Once opened, I gazed upon my archnemesis: Ribbon cables.
I don’t really know what my issue is with them, or what their issue is with me, but ribbon cables give me anxiety.
To get to the buttons, I’d need to disconnect several ribbon cables, remove two circuit boards, the trigger, and the bumper. Also, every YouTube channel told me to remove the shield, disconnect the battery, and probably wear a grounding bracelet. I decided not to do those last three because I didn’t want to. (Reminder: This is not a guide.)
That all went surprisingly well. But the L2/R2 trigger assembly was tricky. You need to pry it off its plastic hinges (one actual tip: Remove the spring first) with a certain amount of force that will lead your brain to warn you: Stop, you are going to break this.
I stuck some electronics tweezers in there and pulled. This is what’s known as a brilliant fucking idea™.
The tweezers slipped out and tore a scratch across the thumbstick module, nicking a solder joint. But I’ve a soldering iron; I could fix that. Also, you can buy Deck analog stick modules separately. And was I gonna stop there? No. That B button needed to be fixed.
I got through everything else. Finally excavating the buttons under the bumper mechanism and, yup, there on the B button was some…gunk? Crap? Stuff? A bit of alcohol did away with it and I started reassembly.
Reassembling the trigger sucks, by the way. I ended up resorting to clipping off a stick of abalone guitar binding material to push the spring in correctly. I only dropped the spring once, which took mere moments to find with my phone’s flashlight.
Time for reassembly….but hold on a minute
Snapping the case on, I reached for the screws and realized…I never reconnected those ribbon cables. (See? My ultimate enemy.) So, uh, back to prying the Deck open with a guitar pick.
After reconnecting the cables, snapping the shell back together, and replacing the screws, it was time to stick the power cable back in to see whether I bricked it or broke something.
My Steam Deck exploded, not with kinetic energy but with joy, powering on and letting me launch Halo so I could make sure my damage to the solder joint on the right analog stick wasn’t actually breaking anything (and I’m fairly confident that scratch could just be melted out, anyway).

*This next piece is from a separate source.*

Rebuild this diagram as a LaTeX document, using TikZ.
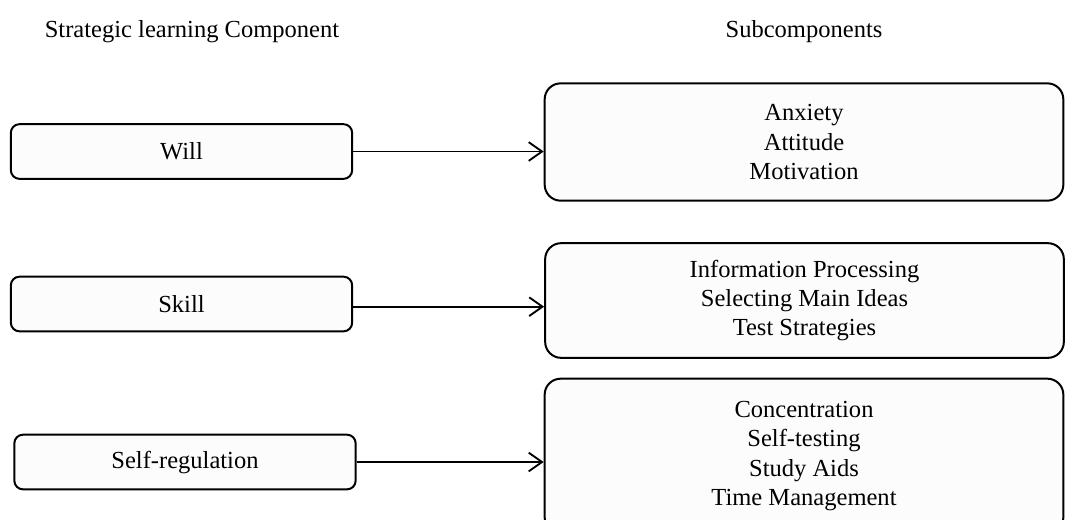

As I delightedly hopped around murdering Covenant, I realized the Deck felt very different in my hands. Not physically, but…emotionally, maybe?
Having cracked the thing open, seen what’s actually in there, and actually removed a chunk of parts to get to a front-facing mechanism, made the Deck feel less precious, and me feel more confident in my ability to keep this thing working throughout its lifespan. Previously, it was like any other black box of a consumer electronics device, like my phone, or my Switch. Now? I know firsthand that the Deck is a user-serviceable device, so I won’t feel weird about opening again. Just…maybe I’ll buy a couple of proper tools next time.
My B button still gets stuck, by the way. But not in that gross sticky way, just a clicky plasticky way that matches the descriptions of what many users are dealing with. Time to get some sandpaper.